Things have begun to change internally, too. Yesterday all my various appointments for the surgery were made. That’s all I can do about prostate cancer for now. The sale of the Andover house relieved that drag on the day to day. As I reported below, planned changes are underway around the house.

Though I do still have the holter monitor until July 3rd, I’m sure the end result of all the cardiology related tests will show me in good cardiovascular health. That leaves the question of my lower oxygen saturation when on Shadow Mountain. It’s normal at Denver altitude. My take on that. Let it be until after the surgery and recovery.

With all this positive change underway, my inner compass, the one that guides me into the next work, has begun to wake up.

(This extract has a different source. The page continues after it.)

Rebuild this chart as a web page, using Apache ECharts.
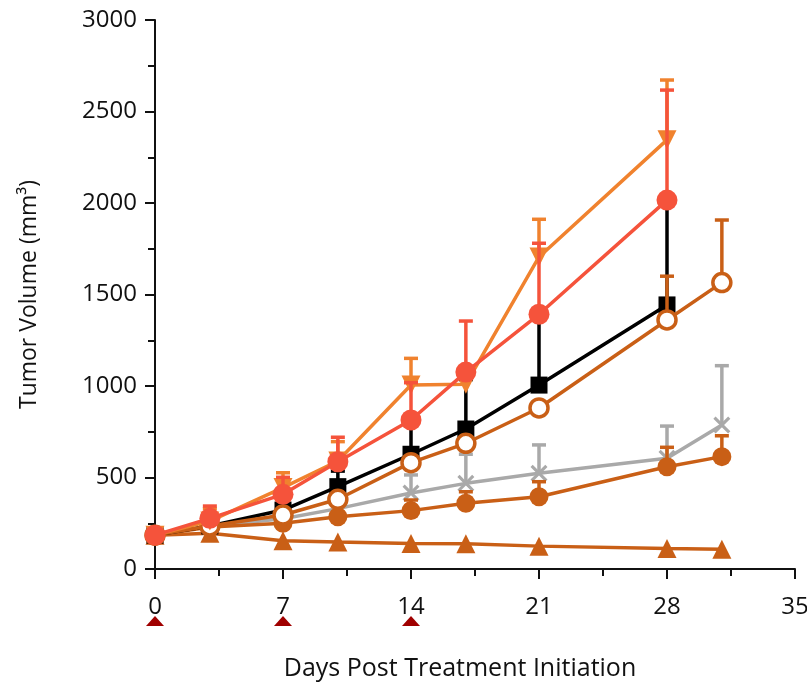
<!DOCTYPE html>
<html>
<head>
<meta charset="utf-8">
<script src="https://cdn.jsdelivr.net/npm/echarts@6/dist/echarts.min.js"></script>
<style>html,body{margin:0;padding:0;background:#fff;}#c{width:807px;height:683px;}</style>
</head>
<body>
<div id="c"></div>
<script>
// ---- data ----
const days8 = [0, 3, 7, 10, 14, 17, 21, 28];
const days9 = [0, 3, 7, 10, 14, 17, 21, 28, 31];
const dosingDays = [0, 7, 14];

const vehicle = [185, 235, 322, 450, 627, 765, 1005, 1443];
const vehicleErr = [null, null, 385, 535, 800, 1035, 1365, 1998];

const grpDownTri = [185, 262, 445, 590, 1005, 1010, 1705, 2345];
const grpDownTriErr = [null, 330, 526, 696, 1151, null, 1911, 2672];

const grpRedCircle = [185, 277, 408, 586, 814, 1076, 1392, 2016];
const grpRedCircleErr = [null, 344, 501, 720, 1018, 1355, 1780, 2617];

const grpOpenCircle = [185, 235, 295, 381, 581, 687, 880, 1361, 1565];
const grpOpenCircleErr = [null, null, null, null, null, null, null, 1600, 1907];

const grpGrayX = [185, 235, 275, 330, 415, 468, 523, 605, 787];
const grpGrayXErr = [null, null, null, null, 514, 627, 678, 781, 1111];

const grpFilledCircle = [185, 230, 250, 286, 319, 359, 395, 559, 614];
const grpFilledCircleErr = [null, null, null, null, 377, 422, 477, 665, 728];

const grpTriangle = [185, 195, 155, 147, 139, 138, 125, 112, 108];

const yTicks = [0, 500, 1000, 1500, 2000, 2500, 3000];
const xTicks = [0, 7, 14, 21, 28, 35];

// ---- styles ----
const C_BLACK = '#000000';
const C_ORANGE = '#F0822E';
const C_RED = '#F5533B';
const C_DARK = '#C95F16';
const C_GRAY = '#A9A9A9';
const FONT = 'Open Sans';
const LW = 3.5;
const X_SYMBOL = 'path://M0,1.3L1.3,0L5,3.7L8.7,0L10,1.3L6.3,5L10,8.7L8.7,10L5,6.3L1.3,10L0,8.7L3.7,5Z';

function pairs(xs, ys) { return xs.map((x, i) => [x, ys[i]]); }

function errSeries(xs, ys, ups, color, z) {
  const data = [];
  xs.forEach((x, i) => { if (ups[i] != null) data.push([x, ys[i], ups[i]]); });
  return {
    type: 'custom', z: z, data: data, encode: { x: 0, y: [1, 2] },
    renderItem: function (params, api) {
      const x = api.value(0);
      const p0 = api.coord([x, api.value(1)]);
      const p1 = api.coord([x, api.value(2)]);
      return {
        type: 'group',
        children: [
          { type: 'line', shape: { x1: p0[0], y1: p0[1], x2: p1[0], y2: p1[1] }, style: { stroke: color, lineWidth: LW } },
          { type: 'line', shape: { x1: p1[0] - 7, y1: p1[1], x2: p1[0] + 7, y2: p1[1] }, style: { stroke: color, lineWidth: LW } }
        ]
      };
    }
  };
}

function lineSeries(xs, ys, color, symbol, size, z, extra) {
  return Object.assign({
    type: 'line', z: z, data: pairs(xs, ys), symbol: symbol, symbolSize: size,
    showAllSymbol: true, animation: false,
    lineStyle: { color: color, width: LW },
    itemStyle: { color: color, opacity: 1 },
    emphasis: { disabled: true }
  }, extra || {});
}

const series = [
  errSeries(days9, grpGrayX, grpGrayXErr, C_GRAY, 2),
  lineSeries(days9, grpGrayX, C_GRAY, X_SYMBOL, 17, 3),
  errSeries(days9, grpFilledCircle, grpFilledCircleErr, C_DARK, 4),
  lineSeries(days9, grpFilledCircle, C_DARK, 'circle', 19, 5),
  lineSeries(days9, grpTriangle, C_DARK, 'triangle', 19, 6),
  errSeries(days8, vehicle, vehicleErr, C_BLACK, 7),
  lineSeries(days8, vehicle, C_BLACK, 'rect', 17, 8),
  errSeries(days9, grpOpenCircle, grpOpenCircleErr, C_DARK, 9),
  lineSeries(days9, grpOpenCircle, C_DARK, 'circle', 18, 10, {
    itemStyle: { color: '#ffffff', borderColor: C_DARK, borderWidth: 3.5, opacity: 1 }
  }),
  errSeries(days8, grpDownTri, grpDownTriErr, C_ORANGE, 11),
  lineSeries(days8, grpDownTri, C_ORANGE, 'triangle', 19, 12, { symbolRotate: 180 }),
  errSeries(days8, grpRedCircle, grpRedCircleErr, C_RED, 13),
  lineSeries(days8, grpRedCircle, C_RED, 'circle', 21, 14),
  {
    type: 'scatter', xAxisIndex: 1, yAxisIndex: 1, z: 2,
    data: dosingDays.map(d => [d, 0.5]), symbol: 'triangle', symbolSize: [18, 10],
    itemStyle: { color: '#A00000', opacity: 1 }, silent: true
  }
];

const chart = echarts.init(document.getElementById('c'), null, { renderer: 'canvas' });
chart.setOption({
  animation: false,
  backgroundColor: '#ffffff',
  textStyle: { fontFamily: FONT },
  grid: [
    { left: 155, right: 12, top: 20, bottom: 114, containLabel: false, outerBoundsMode: 'none' },
    { left: 155, right: 12, top: 615, height: 12, containLabel: false, outerBoundsMode: 'none' }
  ],
  xAxis: [
    {
      type: 'value', gridIndex: 0, min: xTicks[0], max: xTicks[xTicks.length - 1], interval: 7,
      name: 'Days Post Treatment Initiation', nameLocation: 'middle', nameGap: 87,
      nameTextStyle: { fontSize: 25, color: '#111', fontFamily: FONT, padding: [0, 30, 0, 0] },
      axisLine: { onZero: false, lineStyle: { color: '#111', width: 2 } },
      axisTick: { length: 10, lineStyle: { color: '#111', width: 2 } },
      minorTick: { show: true, splitNumber: 2, length: 7, lineStyle: { color: '#111', width: 2 } },
      axisLabel: { fontSize: 24, color: '#111', margin: 26, fontFamily: FONT, formatter: v => String(v) },
      splitLine: { show: false }
    },
    {
      type: 'value', gridIndex: 1, min: xTicks[0], max: xTicks[xTicks.length - 1], show: false
    }
  ],
  yAxis: [
    {
      type: 'value', gridIndex: 0, min: yTicks[0], max: yTicks[yTicks.length - 1], interval: 500,
      name: 'Tumor Volume (mm³)', nameLocation: 'middle', nameGap: 114,
      nameTextStyle: { fontSize: 23, color: '#111', fontFamily: FONT },
      axisLine: { show: true, onZero: false, lineStyle: { color: '#111', width: 2 } },
      axisTick: { show: true, length: 10, lineStyle: { color: '#111', width: 2 } },
      minorTick: { show: true, splitNumber: 2, length: 7, lineStyle: { color: '#111', width: 2 } },
      axisLabel: { fontSize: 24, color: '#111', margin: 18, fontFamily: FONT, formatter: v => String(v) },
      splitLine: { show: false }
    },
    { type: 'value', gridIndex: 1, min: 0, max: 1, show: false }
  ],
  series: series
});
</script>
</body>
</html>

I’m not quite ready to get back to the Latin and Superior Wolf, but I can feel tendrils of my imagination creeping out beyond the tomorrow wall. (see 6/13 post) They’re tentative, not always formed, but I know their marks, their sign.

The most reliable of these marks and signs is curiosity. How might we seed and/or otherwise nurture native flowers and plants in our yard? Where are those books on Robert Oppenheimer and the Manhattan project? Would buying a 3-D printer for Gabe and Ruth to use make sense?

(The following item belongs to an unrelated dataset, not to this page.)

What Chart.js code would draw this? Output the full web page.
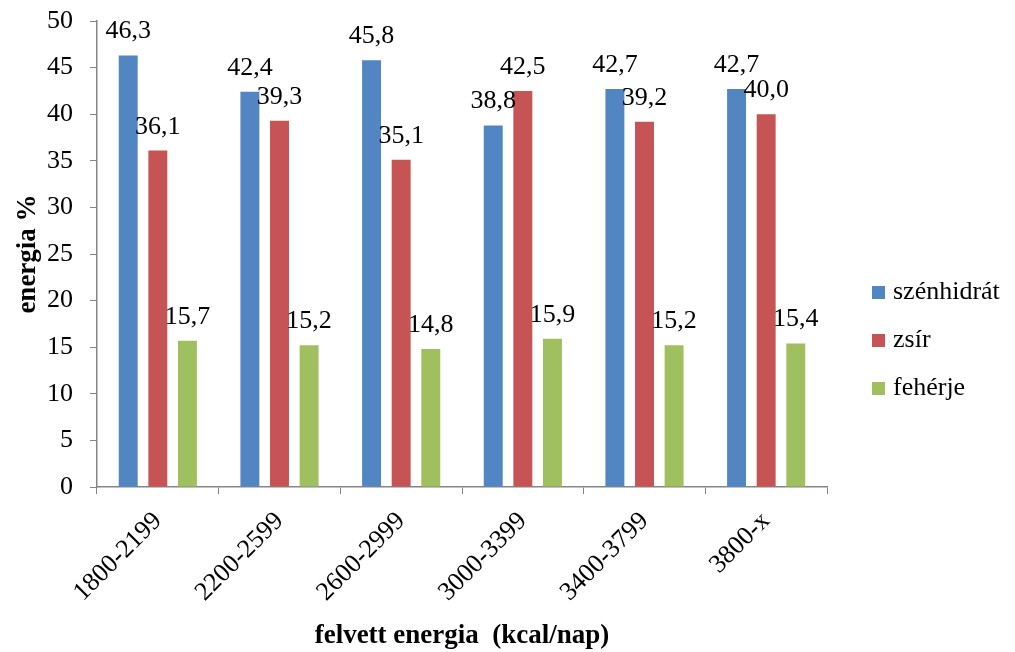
<!DOCTYPE html>
<html>
<head>
<meta charset="utf-8">
<script src="https://cdn.jsdelivr.net/npm/chart.js@4/dist/chart.umd.min.js"></script>
<style>
  html, body { margin: 0; padding: 0; background: #fff; }
  #wrap { width: 1015px; height: 652px; }
</style>
</head>
<body>
<div id="wrap"><canvas id="energyChart" width="1015" height="652"></canvas></div>
<script>
// Data
const categories = ["1800-2199", "2200-2599", "2600-2999", "3000-3399", "3400-3799", "3800-x"];
const seriesNames = ["szénhidrát", "zsír", "fehérje"];
const carbs = [46.3, 42.4, 45.8, 38.8, 42.7, 42.7];
const fat = [36.1, 39.3, 35.1, 42.5, 39.2, 40.0];
const protein = [15.7, 15.2, 14.8, 15.9, 15.2, 15.4];
const colors = ["#5186C3", "#C65455", "#A0BF5E"];

const serif = "'Liberation Serif', 'Times New Roman', serif";
const axisGray = "#868686";

// Value labels above each bar (Hungarian decimal comma)
const barLabels = {
    id: "barLabels",
    afterDatasetsDraw(chart) {
        let ctx = chart.ctx;
        ctx.save();
        ctx.font = "26px " + serif;
        ctx.fillStyle = "#000";
        ctx.textAlign = "center";
        ctx.textBaseline = "alphabetic";
        chart.data.datasets.forEach((ds, i) => {
            chart.getDatasetMeta(i).data.forEach((bar, j) => {
                let txt = ds.data[j].toFixed(1).replace(".", ",");
                ctx.fillText(txt, bar.x, bar.y - 17);
            });
        });
        ctx.restore();
    }
};

// Legend on the right, drawn by hand so it sits where the original has it
const sideLegend = {
    id: "sideLegend",
    afterDraw(chart) {
        let ctx = chart.ctx;
        ctx.save();
        ctx.font = "26px " + serif;
        ctx.textBaseline = "middle";
        chart.data.datasets.forEach((ds, i) => {
            let y = 292 + i * 48;
            ctx.fillStyle = ds.backgroundColor;
            ctx.fillRect(872, y - 6, 13, 13);
            ctx.fillStyle = "#000";
            ctx.fillText(ds.label, 893, y);
        });
        ctx.restore();
    }
};

let ctx = document.getElementById("energyChart").getContext("2d");
new Chart(ctx, {
    type: "bar",
    data: {
        labels: categories,
        datasets: [
            { label: seriesNames[0], data: carbs, backgroundColor: colors[0] },
            { label: seriesNames[1], data: fat, backgroundColor: colors[1] },
            { label: seriesNames[2], data: protein, backgroundColor: colors[2] }
        ]
    },
    options: {
        responsive: false,
        animation: false,
        categoryPercentage: 0.73,
        barPercentage: 0.64,
        layout: { padding: { left: 12, top: 21, right: 188, bottom: 0 } },
        plugins: {
            legend: { display: false },
            tooltip: { enabled: false }
        },
        scales: {
            x: {
                grid: {
                    offset: true,
                    drawOnChartArea: false,
                    drawTicks: true,
                    tickLength: 7,
                    color: axisGray
                },
                border: { display: true, color: axisGray, width: 1.5 },
                ticks: {
                    color: "#000",
                    font: { family: serif, size: 26 },
                    minRotation: 45,
                    maxRotation: 45,
                    padding: 12
                },
                title: {
                    display: true,
                    text: "felvett energia  (kcal/nap)",
                    color: "#000",
                    font: { family: serif, size: 27, weight: "bold" },
                    padding: { top: 4, bottom: 0 }
                },
                afterFit(scale) {
                    scale.height = 165;
                    scale.paddingLeft = 0;
                    scale.paddingRight = 0;
                }
            },
            y: {
                min: 0,
                max: 50,
                ticks: {
                    stepSize: 5,
                    color: "#000",
                    font: { family: serif, size: 26 },
                    padding: 17
                },
                grid: {
                    drawOnChartArea: false,
                    drawTicks: true,
                    tickLength: 7,
                    color: axisGray
                },
                border: { display: true, color: axisGray, width: 1.5 },
                title: {
                    display: true,
                    text: "energia %",
                    color: "#000",
                    font: { family: serif, size: 27, weight: "bold" },
                    padding: 0
                },
                afterFit(scale) {
                    scale.width = 85;
                    scale.paddingTop = 0;
                    scale.paddingBottom = 0;
                }
            }
        }
    },
    plugins: [barLabels, sideLegend]
});
</script>
</body>
</html>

Other signs. Making notes here and there for future projects. Planning new trips with Gabe and Ruth. Looking forward to visits from friends. Unpacking the remaining boxes in the garage and organizing their contents. Getting the generator installation underway. And the bookshelves and workplaces for the loft.

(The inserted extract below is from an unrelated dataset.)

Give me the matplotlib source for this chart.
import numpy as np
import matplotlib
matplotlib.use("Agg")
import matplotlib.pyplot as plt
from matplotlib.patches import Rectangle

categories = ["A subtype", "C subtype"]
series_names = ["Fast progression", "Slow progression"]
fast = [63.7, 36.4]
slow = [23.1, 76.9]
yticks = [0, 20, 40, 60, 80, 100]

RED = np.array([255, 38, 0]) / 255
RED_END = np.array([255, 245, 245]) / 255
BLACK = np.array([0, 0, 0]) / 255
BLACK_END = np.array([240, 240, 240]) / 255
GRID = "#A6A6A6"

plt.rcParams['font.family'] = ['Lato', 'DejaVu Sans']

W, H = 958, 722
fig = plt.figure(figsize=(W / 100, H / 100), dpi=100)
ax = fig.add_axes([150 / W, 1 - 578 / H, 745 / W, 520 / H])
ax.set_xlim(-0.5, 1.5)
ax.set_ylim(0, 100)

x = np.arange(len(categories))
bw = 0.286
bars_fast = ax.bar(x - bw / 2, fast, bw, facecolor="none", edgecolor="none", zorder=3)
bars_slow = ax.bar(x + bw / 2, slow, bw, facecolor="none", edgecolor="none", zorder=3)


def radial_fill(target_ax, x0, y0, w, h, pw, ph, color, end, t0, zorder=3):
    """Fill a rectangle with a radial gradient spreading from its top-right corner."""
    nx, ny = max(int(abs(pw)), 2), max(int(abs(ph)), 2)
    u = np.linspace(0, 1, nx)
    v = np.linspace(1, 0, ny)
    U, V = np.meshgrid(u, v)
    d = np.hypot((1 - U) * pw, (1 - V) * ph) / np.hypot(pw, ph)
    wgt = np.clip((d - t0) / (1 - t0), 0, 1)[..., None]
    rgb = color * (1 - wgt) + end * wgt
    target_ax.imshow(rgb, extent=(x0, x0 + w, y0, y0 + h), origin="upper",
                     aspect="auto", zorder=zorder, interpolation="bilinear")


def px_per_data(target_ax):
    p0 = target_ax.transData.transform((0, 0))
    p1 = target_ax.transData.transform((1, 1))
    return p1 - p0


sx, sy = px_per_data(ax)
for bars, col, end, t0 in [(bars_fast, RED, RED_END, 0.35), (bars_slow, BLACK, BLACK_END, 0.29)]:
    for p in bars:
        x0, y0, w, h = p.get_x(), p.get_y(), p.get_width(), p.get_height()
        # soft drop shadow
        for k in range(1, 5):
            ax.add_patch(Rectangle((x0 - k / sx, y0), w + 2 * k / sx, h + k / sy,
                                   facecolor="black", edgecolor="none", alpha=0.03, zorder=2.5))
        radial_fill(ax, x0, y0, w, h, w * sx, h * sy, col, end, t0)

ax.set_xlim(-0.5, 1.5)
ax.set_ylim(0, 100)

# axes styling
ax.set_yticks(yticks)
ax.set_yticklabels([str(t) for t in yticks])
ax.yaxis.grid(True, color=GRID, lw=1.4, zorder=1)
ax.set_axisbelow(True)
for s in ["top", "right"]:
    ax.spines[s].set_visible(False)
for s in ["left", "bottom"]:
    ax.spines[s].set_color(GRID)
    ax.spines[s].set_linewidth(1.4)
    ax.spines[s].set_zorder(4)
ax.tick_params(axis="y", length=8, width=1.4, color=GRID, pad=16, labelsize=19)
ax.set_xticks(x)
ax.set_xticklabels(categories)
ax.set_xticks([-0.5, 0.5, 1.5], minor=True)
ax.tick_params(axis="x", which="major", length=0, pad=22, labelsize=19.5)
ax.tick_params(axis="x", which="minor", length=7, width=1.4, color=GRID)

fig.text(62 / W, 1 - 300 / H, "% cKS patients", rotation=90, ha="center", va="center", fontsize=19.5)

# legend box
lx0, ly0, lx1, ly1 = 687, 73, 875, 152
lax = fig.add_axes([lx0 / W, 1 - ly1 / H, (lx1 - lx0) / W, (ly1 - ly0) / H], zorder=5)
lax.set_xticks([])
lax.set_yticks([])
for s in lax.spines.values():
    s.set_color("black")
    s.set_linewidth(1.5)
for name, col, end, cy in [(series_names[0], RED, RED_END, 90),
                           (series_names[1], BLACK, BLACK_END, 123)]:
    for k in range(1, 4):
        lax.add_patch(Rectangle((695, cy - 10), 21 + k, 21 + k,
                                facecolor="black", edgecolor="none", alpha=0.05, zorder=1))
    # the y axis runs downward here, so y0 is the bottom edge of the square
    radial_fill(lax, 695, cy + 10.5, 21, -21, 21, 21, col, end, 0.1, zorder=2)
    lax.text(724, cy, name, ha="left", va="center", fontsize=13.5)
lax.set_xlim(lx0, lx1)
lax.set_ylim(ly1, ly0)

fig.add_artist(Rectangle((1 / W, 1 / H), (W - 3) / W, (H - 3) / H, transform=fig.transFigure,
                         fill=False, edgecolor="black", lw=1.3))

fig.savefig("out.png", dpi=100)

The tomorrow wall still stands, but small vines have begun to penetrate it seeking nourishment beyond it.

 

 

Tomorrow’s Wall

Beltane                                                                           Closing Moon

As I wrote here before, my internal timeline comes up short, now around July 8th, does not, will not extend much beyond that. This interferes with the kind of dreaming that moves projects like becoming fluent in Latin and writing a novel forward. With no time in the future-it feels walled off-there is little incentive for the incremental work necessary to move long term projects.

This is frustrating, of course, but the effect, and probably the underlying sense behind it, focuses me on the here and now. This cancer. That appointment. This work around home that needs to get done. Stay close in to the center, don’t try to project your Self and your work out ahead right now.

I trust the anxiety when it comes, as I trust the relief from it. This is not new for me, but the oscillations have become more apparent, their purposes more clear.

Surgery July 8

Beltane                                           Closing Moon

The consultation with the urologist went well. My cancer has some outside the prostate presence, which makes the situation a bit more dire, but still one within the reach of a radical prostatectomy.

Kate and I both feel good about Dr. Eigner, the surgeon/urologist, and his experience. He’s done hundreds of robotic prostatectomies and hundreds of open prostatectomies. Practice is important.

We discussed the options, from hormone treatment to radiation to surgery. The moderately advanced nature of my cancer, my age and general health (good), make me a logical candidate for surgery. Kate and I had decided that already.

On the irrational side, I want that organ out of me. It’s no longer on my side. On the rational side surgery gives me the best chance of negative margins, a procedure in which all the cancer is removed, none showing at the tissue margins.

I feel good this evening, at peace with the choice, confident in the skill of my doctor and the support of family and friends.